The difference is that broader inflation in Australia is outpacing cost of living increases in the biggest developed economies. Consumer prices will rise at a 2.8 percent pace in 2014, based on a Bloomberg News survey of economists. The comparable figure for nations using Group of 10 currencies is 1.6 percent.
Australia is adding jobs even as manufacturing in China, its biggest export destination, is slowing.
The number of people employed full time rose by 80,500 in February, the biggest increase since August 1991, according to the Bureau of Statistics. China’s manufacturing industry weakened for a fifth month in March, according to an industry report.

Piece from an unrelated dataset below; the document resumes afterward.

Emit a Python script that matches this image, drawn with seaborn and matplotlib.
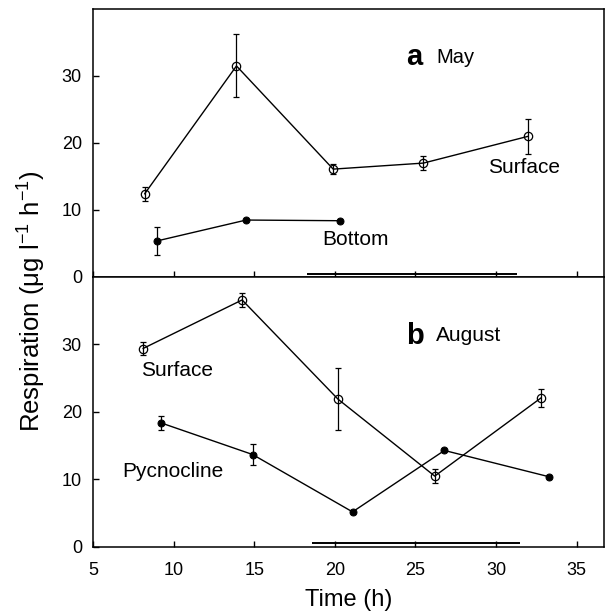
import matplotlib
matplotlib.use("Agg")
import matplotlib.pyplot as plt
import seaborn as sns
import pandas as pd

# data
may_surface_t = [8.2, 13.9, 19.9, 25.5, 32.0]
may_surface_r = [12.4, 31.5, 16.1, 17.0, 21.0]
may_surface_err = [1.0, 4.7, 0.7, 1.1, 2.6]

may_bottom_t = [9.0, 14.5, 20.3]
may_bottom_r = [5.4, 8.5, 8.4]
may_bottom_err = [2.1, 0.0, 0.0]

aug_surface_t = [8.1, 14.25, 20.2, 26.2, 32.8]
aug_surface_r = [29.4, 36.6, 21.9, 10.5, 22.1]
aug_surface_err = [1.0, 1.0, 4.6, 1.0, 1.3]

aug_pycno_t = [9.2, 14.9, 21.1, 26.8, 33.3]
aug_pycno_r = [18.4, 13.7, 5.2, 14.3, 10.4]
aug_pycno_err = [1.0, 1.5, 0.0, 0.0, 0.0]

# dark period bars
night_may = [18.3, 31.3]
night_aug = [18.6, 31.5]

x_ticks = [5, 10, 15, 20, 25, 30, 35]
y_ticks = [0, 10, 20, 30]

sns.set_style("ticks")
plt.rcParams['font.family'] = ['Liberation Sans', 'DejaVu Sans']
plt.rcParams['mathtext.fontset'] = 'custom'
plt.rcParams['mathtext.rm'] = 'Liberation Sans'
plt.rcParams['mathtext.default'] = 'rm'
plt.rcParams['text.color'] = 'black'
plt.rcParams['axes.labelcolor'] = 'black'
plt.rcParams['axes.edgecolor'] = 'black'
plt.rcParams['xtick.color'] = 'black'
plt.rcParams['ytick.color'] = 'black'
plt.rcParams['xtick.direction'] = 'in'
plt.rcParams['ytick.direction'] = 'in'
plt.rcParams['axes.linewidth'] = 1.1

fig = plt.figure(figsize=(6.09, 6.15), dpi=100)
ax1 = fig.add_axes([0.1527, 0.5496, 0.8391, 0.4358])
ax2 = fig.add_axes([0.1527, 0.1106, 0.8391, 0.4390], sharex=ax1)


def draw_series(ax, t, r, err, filled):
    df = pd.DataFrame({'t': t, 'r': r})
    if filled:
        sns.lineplot(data=df, x='t', y='r', ax=ax, color='black', lw=1,
                     marker='o', ms=5, mfc='black', mec='black')
    else:
        sns.lineplot(data=df, x='t', y='r', ax=ax, color='black', lw=1,
                     marker='o', ms=6, mfc='none', mec='black', mew=0.9)
    ax.errorbar(t, r, yerr=err, fmt='none', ecolor='black', elinewidth=0.9,
                capsize=2, capthick=0.9)


draw_series(ax1, may_surface_t, may_surface_r, may_surface_err, False)
draw_series(ax1, may_bottom_t, may_bottom_r, may_bottom_err, True)
ax1.hlines(0.45, night_may[0], night_may[1], color='black', lw=1.4)

draw_series(ax2, aug_surface_t, aug_surface_r, aug_surface_err, False)
draw_series(ax2, aug_pycno_t, aug_pycno_r, aug_pycno_err, True)
ax2.hlines(0.6, night_aug[0], night_aug[1], color='black', lw=1.4)

for ax in (ax1, ax2):
    ax.set_xlim(5, 36.7)
    ax.set_ylim(0, 40)
    ax.set_xticks(x_ticks)
    ax.set_yticks(y_ticks)
    ax.tick_params(labelsize=13, length=4, width=1, pad=8)
    ax.set_xlabel('')
    ax.set_ylabel('')

ax1.tick_params(labelbottom=False)
ax2.tick_params(axis='x', pad=11)
ax2.set_xlabel('Time (h)', fontsize=17, labelpad=7)

# panel labels
ax1.text(24.4, 32.8, 'a', fontsize=21, fontweight='bold', va='center')
ax1.text(26.3, 32.8, 'May', fontsize=14.5, va='center')
ax1.text(29.5, 16.4, 'Surface', fontsize=15, va='center')
ax1.text(19.2, 5.6, 'Bottom', fontsize=15, va='center')

ax2.text(24.4, 31.3, 'b', fontsize=21, fontweight='bold', va='center')
ax2.text(26.3, 31.3, 'August', fontsize=15, va='center')
ax2.text(8.0, 26.1, 'Surface', fontsize=15, va='center')
ax2.text(6.8, 11.2, 'Pycnocline', fontsize=15, va='center')

fig.text(0.053, 0.51, 'Respiration (μg l$^{-1}$ h$^{-1}$)', fontsize=18.5,
         rotation=90, va='center', ha='center')

fig.savefig('out.png', dpi=100)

Hideo Shimomura, the chief fund investor in Tokyo at Mitsubishi UFJ Asset Management Co., said salary levels will help keep Australian inflation in check. The company has the equivalent of $80 billion in assets.
“I visited two weeks ago, and I thought the cost of living was relatively high,” Shimomura said. “However, wage growth is declining. Manufacturers are getting out of Australia, and pressure for cost cutting has started.”

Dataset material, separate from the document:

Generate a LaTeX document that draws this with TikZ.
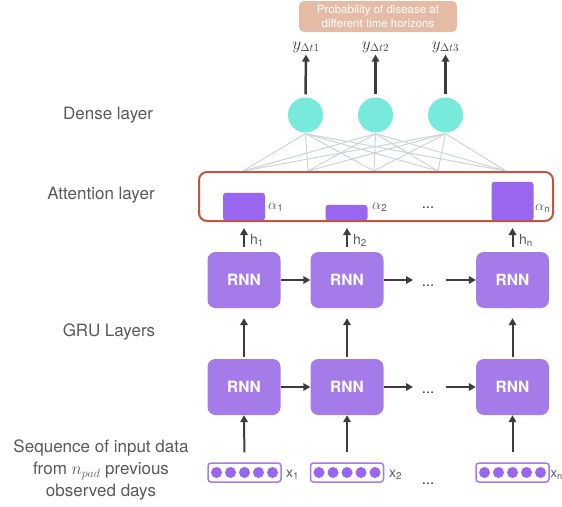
\documentclass[tikz,border=0pt]{standalone}
\usepackage{fontspec}
\setmainfont{TeX Gyre Heros}
\usetikzlibrary{arrows.meta}
\definecolor{rnncol}{HTML}{A47BE8}
\definecolor{barcol}{HTML}{9966F0}
\definecolor{dnscol}{HTML}{78EADC}
\definecolor{attnred}{HTML}{C4543F}
\definecolor{probcol}{HTML}{E5BBA5}
\definecolor{lblgray}{HTML}{595959}
\definecolor{arrcol}{HTML}{3C3C3C}
\definecolor{wirecol}{HTML}{C8D5D4}
\tikzset{
 lbl/.style={text=lblgray, font=\fontsize{17}{22}\selectfont, align=center, inner sep=0pt},
 rnnbox/.style={fill=rnncol, rounded corners=8pt, minimum width=73pt, minimum height=56pt, text=white, font=\bfseries\fontsize{15.5}{18}\selectfont, inner sep=0pt},
 arr/.style={draw=arrcol, line width=2pt, -{Triangle[length=7pt,width=7.5pt]}},
 densec/.style={circle, fill=dnscol, minimum size=35pt, inner sep=0pt},
 wireline/.style={draw=wirecol, line width=1pt},
 barbox/.style={fill=barcol, rounded corners=3pt, anchor=south, minimum width=42pt, inner sep=0pt},
 attnbox/.style={draw=attnred, line width=2pt, rounded corners=8pt, minimum width=354pt, minimum height=49pt, inner sep=0pt},
 inbox/.style={draw=rnncol, line width=1.5pt, rounded corners=3pt, fill=white, minimum width=73pt, minimum height=19pt, inner sep=0pt},
 indot/.style={circle, fill=barcol, minimum size=11pt, inner sep=0pt},
 sublbl/.style={text=lblgray, font=\fontsize{14}{16}\selectfont, anchor=west, inner sep=0pt},
 dotslbl/.style={text=arrcol, font=\fontsize{15}{16}\selectfont, inner sep=0pt},
 ylbl/.style={text=arrcol, font=\fontsize{16}{17}\selectfont, inner sep=1pt},
 probbox/.style={fill=probcol, rounded corners=5pt, minimum width=158pt, minimum height=31pt, text=white, font=\fontsize{11.5}{13.5}\selectfont, align=center, inner sep=0pt},
}
\begin{document}
\begin{tikzpicture}[x=1pt,y=-1pt]
\useasboundingbox (0,0) rectangle (562,506);
\clip (0,0) rectangle (562,506);

% left labels
\node[lbl] (ldense) at (108,115) {Dense layer};
\node[lbl] (lattn) at (101,195) {Attention layer};
\node[lbl] (lgru) at (109,332) {GRU Layers};
\node[lbl] (lseq) at (101,470) {Sequence of input data\\from $n_{pad}$ previous\\observed days};

% probability box
\node[probbox] (prob) at (378,16.5) {Probability of disease at\\different time horizons};

% outputs
\node[ylbl] (y1) at (306,47) {$y_{\Delta t1}$};
\node[ylbl] (y2) at (375.5,47) {$y_{\Delta t2}$};
\node[ylbl] (y3) at (445.5,47) {$y_{\Delta t3}$};

% dense circles
\node[densec] (d1) at (305.5,115) {};
\node[densec] (d2) at (375.5,115) {};
\node[densec] (d3) at (445.5,115) {};

\foreach \k in {1,2,3}{
  \draw[arr, line width=2.5pt, shorten <=3pt, shorten >=1pt] (d\k.north) -- (y\k.south);
}

% wires
\coordinate (w1) at (243,171);
\coordinate (w2) at (308,171);
\coordinate (w3) at (374,171);
\coordinate (w4) at (438,171);
\coordinate (w5) at (506,171);
\foreach \k in {1,2,3}{
  \foreach \j in {1,...,5}{
    \draw[wireline] ([yshift=-1pt]d\k.south) -- (w\j);
  }
}

% attention bars
\node[barbox, minimum height=28pt] (b1) at (244,221) {};
\node[barbox, minimum height=16pt] (b2) at (346.5,221) {};
\node[barbox, minimum height=39pt] (b3) at (512.5,221) {};
\node[attnbox] (attn) at (376,196.5) {};
\node[sublbl] (a1) at (268,207) {$\alpha$\textsubscript{1}};
\node[sublbl] (a2) at (372,207) {$\alpha$\textsubscript{2}};
\node[dotslbl] (adots) at (428,208) {...};
\node[sublbl] (a3) at (535,208) {$\alpha$\textsubscript{n}};

% RNN rows
\node[rnnbox] (r1) at (244,280) {RNN};
\node[rnnbox] (r2) at (347,280) {RNN};
\node[rnnbox] (r3) at (512.5,280) {RNN};
\node[rnnbox] (s1) at (244,387) {RNN};
\node[rnnbox] (s2) at (347,387) {RNN};
\node[rnnbox] (s3) at (512.5,387) {RNN};

\coordinate (re) at (413,280);
\coordinate (rs) at (446,280);
\coordinate (se) at (413,387);
\coordinate (ss) at (446,387);
\node[dotslbl] (rdots) at (428,286) {...};
\node[dotslbl] (sdots) at (428,393) {...};

\draw[arr] (r1.east) -- (r2.west);
\draw[arr] (r2.east) -- (re);
\draw[arr] (rs) -- (r3.west);
\draw[arr] (s1.east) -- (s2.west);
\draw[arr] (s2.east) -- (se);
\draw[arr] (ss) -- (s3.west);

% h arrows
\foreach \k in {1,2,3}{
  \draw[arr, shorten <=5pt, shorten >=6pt] (r\k.north) -- (r\k.north |- attn.south);
  \draw[arr, shorten <=2pt, shorten >=10pt] (s\k.north) -- (r\k.south);
}
\node[sublbl] (h1) at (250,240) {h\textsubscript{1}};
\node[sublbl] (h2) at (353,240) {h\textsubscript{2}};
\node[sublbl] (h3) at (519,240) {h\textsubscript{n}};

% inputs
\node[inbox] (i1) at (244.5,472.5) {};
\node[inbox] (i2) at (347,472.5) {};
\node[inbox] (i3) at (512.5,472.5) {};
\foreach \k in {1,2,3}{
  \foreach \m [count=\c] in {-28,-14,0,14,28}{
    \node[indot] (i\k d\c) at ([xshift=\m pt]i\k.center) {};
  }
  \draw[arr, shorten <=10pt] (i\k.north) -- (s\k.south);
}
\node[sublbl] (x1) at (286,475) {x\textsubscript{1}};
\node[sublbl] (x2) at (389,475) {x\textsubscript{2}};
\node[sublbl, font=\fontsize{13}{15}\selectfont] (x3) at (550.5,475) {x\textsubscript{n}};
\node[dotslbl] (idots) at (428,484) {...};
\end{tikzpicture}
\end{document}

Shimomura said he holds more Australian bonds than the percentage in the benchmark he uses to gauge performance and would like to add to the position if the yield on the 10-year government bond rises to 4.5 percent. He’s avoiding inflation-linked bonds because he doesn’t see a risk that costs will rise, he said.
Wage costs in Australia rose at an annual rate of 2.6 percent in the fourth quarter, the smallest gain on record in data provided by the government since 1997.
Alcoa Inc., Toyota Motor Corp., Ford Motor Co. and General Motors Co. all have plans to end or reduce operations in the nation.
A 12 percent decline in the Aussie dollar over the past year makes it costlier to bring the Stones and other groups to Australia, said Peter Jolly, the Sydney-based head of research at National Australia Bank Ltd. The company is the nation’s largest lender as measured by assets. The currency bought 92.35 U.S. cents today.
“The fall in the exchange rate has made it more expensive for Australians to watch the Rolling Stones live,” Jolly said. “It costs more to buy an imported TV, an imported car. And it costs a bit more to buy imported rock stars.”